Through many range sessions I have had the pleasure to finally exceed 1000 rounds through this S&W1911 Tactical. Winchester whitebox as well as my 45ACP reloads which included rounds reloaded with Hornady 185grain hollow points have been fired in this weapon and to date I have yet to experience any malfunctions. This weapon was cleaned after every range session and was tested with the two original S&W logo’d 8round magazines which accompanies the S&W1911 Tactical inside the blue plastic S&W box. I have also tested it with Chip McCormick and Tripp Research 8 round magazines and again all functioned flawlessly.
The SW1911 Tactical is surely more accurate than I am capable and the trigger weighing in at 5 pounds on my RCBS trigger scale surely helps with this.
Having been very pleased with the accuracy I decided to try my skills in a combat type of situation as best as I could possibly simulate on an indoor range. I would be utilizing two 8 round magazines as well as a silhouette target at varying distances maintaing combat speeds in both pulling the trigger and reloading.

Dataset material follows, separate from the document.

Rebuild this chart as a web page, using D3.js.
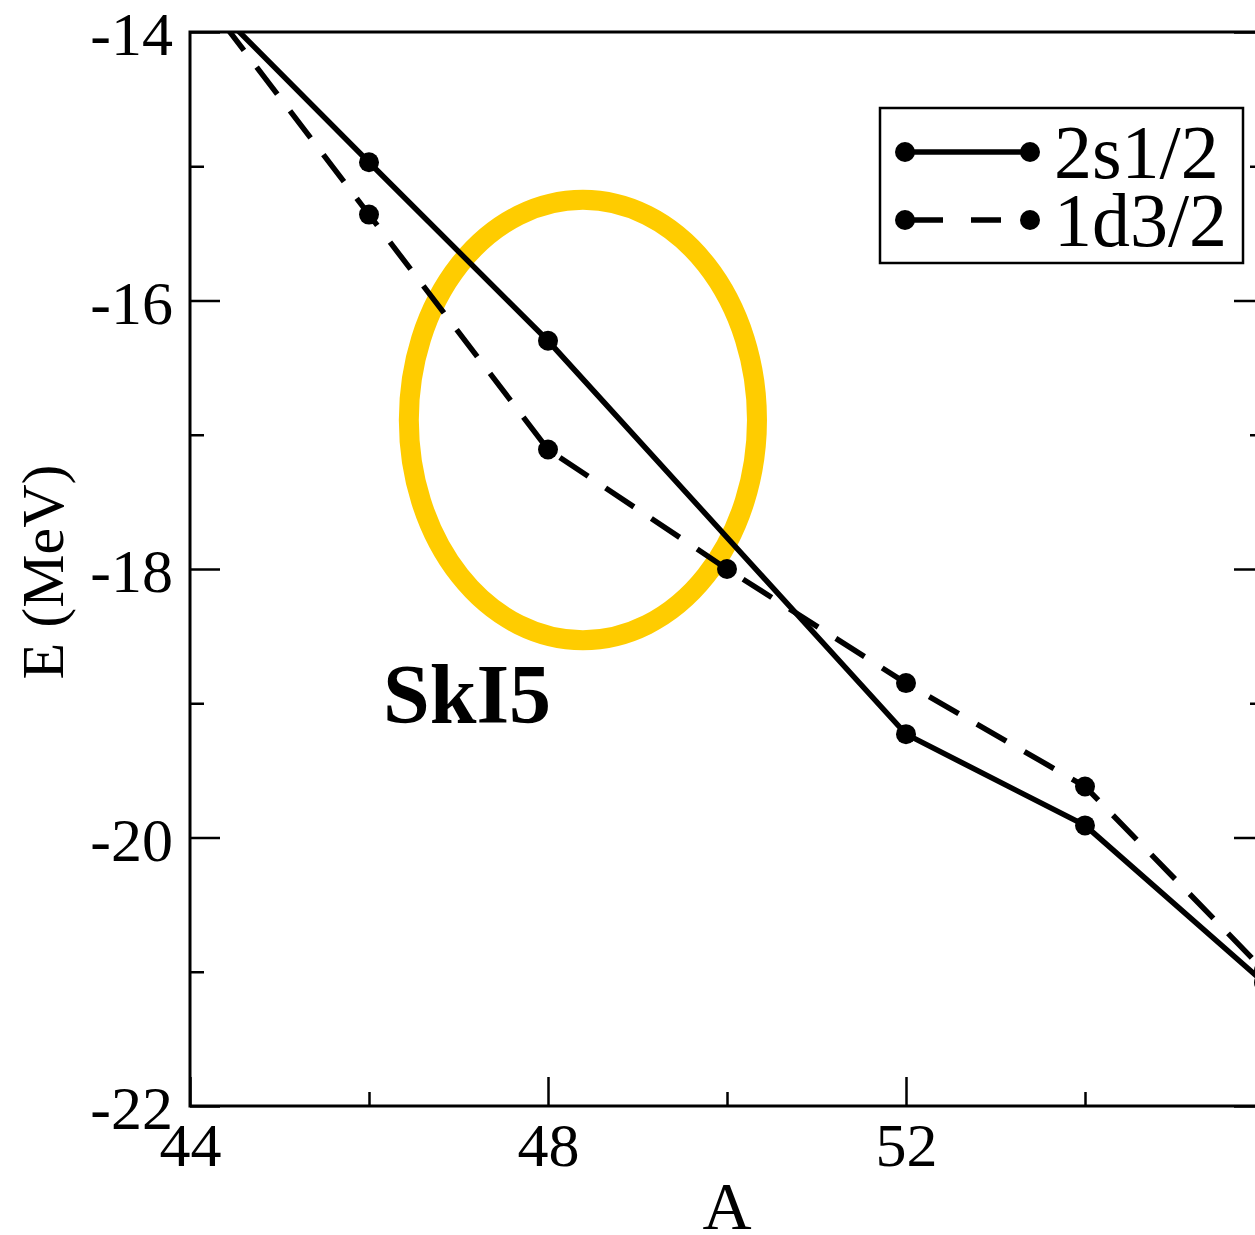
<!DOCTYPE html>
<html>
<head>
<meta charset="utf-8">
<script src="https://cdn.jsdelivr.net/npm/d3@7"></script>
<style>
  body { margin: 0; background: #fff; }
  svg { display: block; font-family: "Liberation Serif", "Times New Roman", serif; }
</style>
</head>
<body>
<div id="container"></div>
<script>
const width = 1255;
const height = 1235;

// plot frame (the right edge sits just past the picture, as in the original)
const plotLeft = 190, plotRight = 1264, plotTop = 32, plotBottom = 1106;

//-----------------------------DATA-----------------------------//
const massA2s = [44, 46, 48, 52, 54, 56];
const energy2s = [-13.63, -14.97, -16.30, -19.23, -19.91, -21.08];
const massA1d = [44, 46, 48, 50, 52, 54, 56];
const energy1d = [-13.61, -15.36, -17.11, -18.00, -18.85, -19.62, -20.99];

const xMajor = [44, 48, 52, 56];
const xLabels = [44, 48, 52];
const xMinor = [46, 50, 54];
const yMajor = [-22, -20, -18, -16, -14];
const yMinor = [-21, -19, -17, -15];

// highlight ellipse, in data units
const ringA = 48.39, ringE = -16.89, ringRA = 1.945, ringRE = 1.64;
const modelLabel = "SkI5";

const series = [
  { name: "2s1/2", dash: null, values: massA2s.map((a, i) => ({ a: a, e: energy2s[i] })) },
  { name: "1d3/2", dash: "34,21", values: massA1d.map((a, i) => ({ a: a, e: energy1d[i] })) }
];

//----------------------------SCALES----------------------------//
const x = d3.scaleLinear().domain([44, 56]).range([plotLeft, plotRight]);
const y = d3.scaleLinear().domain([-22, -14]).range([plotBottom, plotTop]);

const svg = d3.select("#container").append("svg")
  .attr("width", width)
  .attr("height", height);

svg.append("defs").append("clipPath").attr("id", "plot")
  .append("rect")
  .attr("x", plotLeft).attr("y", plotTop)
  .attr("width", plotRight - plotLeft).attr("height", plotBottom - plotTop);

//-----------------------------RING-----------------------------//
svg.append("ellipse")
  .attr("cx", x(ringA))
  .attr("cy", y(ringE))
  .attr("rx", x(ringA + ringRA) - x(ringA))
  .attr("ry", y(ringE - ringRE) - y(ringE))
  .attr("fill", "none")
  .attr("stroke", "#ffcc00")
  .attr("stroke-width", 20);

//-----------------------------AXES-----------------------------//
function styleAxis(g) {
  g.attr("font-family", null).attr("font-size", null);
  g.select(".domain").remove();
  g.selectAll(".tick line").attr("stroke", "#000").attr("stroke-width", 2.5);
  g.selectAll(".tick text").attr("fill", "#000").style("font-size", "62px");
}

svg.append("g")
  .attr("transform", "translate(0," + plotBottom + ")")
  .call(d3.axisBottom(x).tickValues(xMajor).tickSize(-29).tickFormat(""))
  .call(styleAxis);

svg.append("g")
  .attr("transform", "translate(0," + plotBottom + ")")
  .call(d3.axisBottom(x).tickValues(xLabels).tickSize(0).tickPadding(16).tickFormat(d3.format("d")))
  .call(styleAxis);

svg.append("g")
  .attr("transform", "translate(0," + plotBottom + ")")
  .call(d3.axisBottom(x).tickValues(xMinor).tickSize(-14).tickFormat(""))
  .call(styleAxis);

svg.append("g")
  .attr("transform", "translate(" + plotLeft + ",0)")
  .call(d3.axisLeft(y).tickValues(yMajor).tickSize(-30).tickPadding(17))
  .call(styleAxis)
  .call(g => g.selectAll(".tick text").attr("dy", "0.37em").text(d => "-" + Math.abs(d)));

svg.append("g")
  .attr("transform", "translate(" + plotLeft + ",0)")
  .call(d3.axisLeft(y).tickValues(yMinor).tickSize(-14).tickFormat(""))
  .call(styleAxis);

svg.append("g")
  .attr("transform", "translate(" + plotRight + ",0)")
  .call(d3.axisRight(y).tickValues(yMajor).tickSize(-30).tickFormat(""))
  .call(styleAxis);

svg.append("g")
  .attr("transform", "translate(" + plotRight + ",0)")
  .call(d3.axisRight(y).tickValues(yMinor).tickSize(-14).tickFormat(""))
  .call(styleAxis);

svg.append("rect")
  .attr("x", plotLeft).attr("y", plotTop)
  .attr("width", plotRight - plotLeft).attr("height", plotBottom - plotTop)
  .attr("fill", "none")
  .attr("stroke", "#000")
  .attr("stroke-width", 3);

svg.append("text")
  .attr("x", 727)
  .attr("y", 1229)
  .attr("text-anchor", "middle")
  .style("font-size", "68px")
  .text("A");

svg.append("text")
  .attr("transform", "translate(63," + ((plotTop + plotBottom) / 2 + 3) + ") rotate(-90)")
  .attr("text-anchor", "middle")
  .style("font-size", "60px")
  .text("E (MeV)");

//----------------------------LINES-----------------------------//
const line = d3.line()
  .x(d => x(d.a))
  .y(d => y(d.e));

const lines = svg.append("g").attr("clip-path", "url(#plot)");

lines.selectAll("path")
  .data(series)
  .enter()
  .append("path")
  .attr("d", d => line(d.values))
  .attr("fill", "none")
  .attr("stroke", "#000")
  .attr("stroke-width", 5.5)
  .attr("stroke-dasharray", d => d.dash);

series.forEach(s => {
  lines.selectAll(null)
    .data(s.values)
    .enter()
    .append("circle")
    .attr("cx", d => x(d.a))
    .attr("cy", d => y(d.e))
    .attr("r", 10)
    .attr("fill", "#000");
});

svg.append("text")
  .attr("x", 383)
  .attr("y", 723)
  .style("font-size", "84px")
  .style("font-weight", "bold")
  .text(modelLabel);

//----------------------------LEGEND----------------------------//
const legend = svg.append("g");

legend.append("rect")
  .attr("x", 880).attr("y", 108)
  .attr("width", 363).attr("height", 155)
  .attr("fill", "#fff")
  .attr("stroke", "#000")
  .attr("stroke-width", 2.5);

const rows = legend.selectAll("g.row")
  .data(series)
  .enter()
  .append("g")
  .attr("class", "row")
  .attr("transform", (d, i) => "translate(0," + (152 + i * 68) + ")");

rows.append("line")
  .attr("x1", 905).attr("x2", 1030)
  .attr("stroke", "#000")
  .attr("stroke-width", 5.5)
  .attr("stroke-dasharray", d => d.dash ? "0,8,30,20" : null);

rows.selectAll("circle")
  .data([905, 1030])
  .enter()
  .append("circle")
  .attr("cx", d => d)
  .attr("r", 10)
  .attr("fill", "#000");

rows.append("text")
  .attr("x", 1054)
  .attr("y", 26)
  .style("font-size", "76px")
  .text(d => d.name);
</script>
</body>
</html>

Silhouette Target 25 Yards 2 (8) round magazines combat trigger speed and reloads
Its obvious I am shooting a little left on the faster drills, This I believe comes from the increase speed and pushing the trigger left instead of having the controlled steady straight to the rear pull. Yet I am still very pleased with the handling and accuracy of the SW1911 Tactical.
As would be expected with a tank like built 1911 there has been no parts breakage or visible wear of any parts in 1000 rounds.
Smith and Wesson has a solid reputation as a leader in building revolvers. With this 1911 Tactical they continue to established themselves capable of improving upon a tried and true 100 year old design with built in accuracy capable of performing as a target gun out of the box.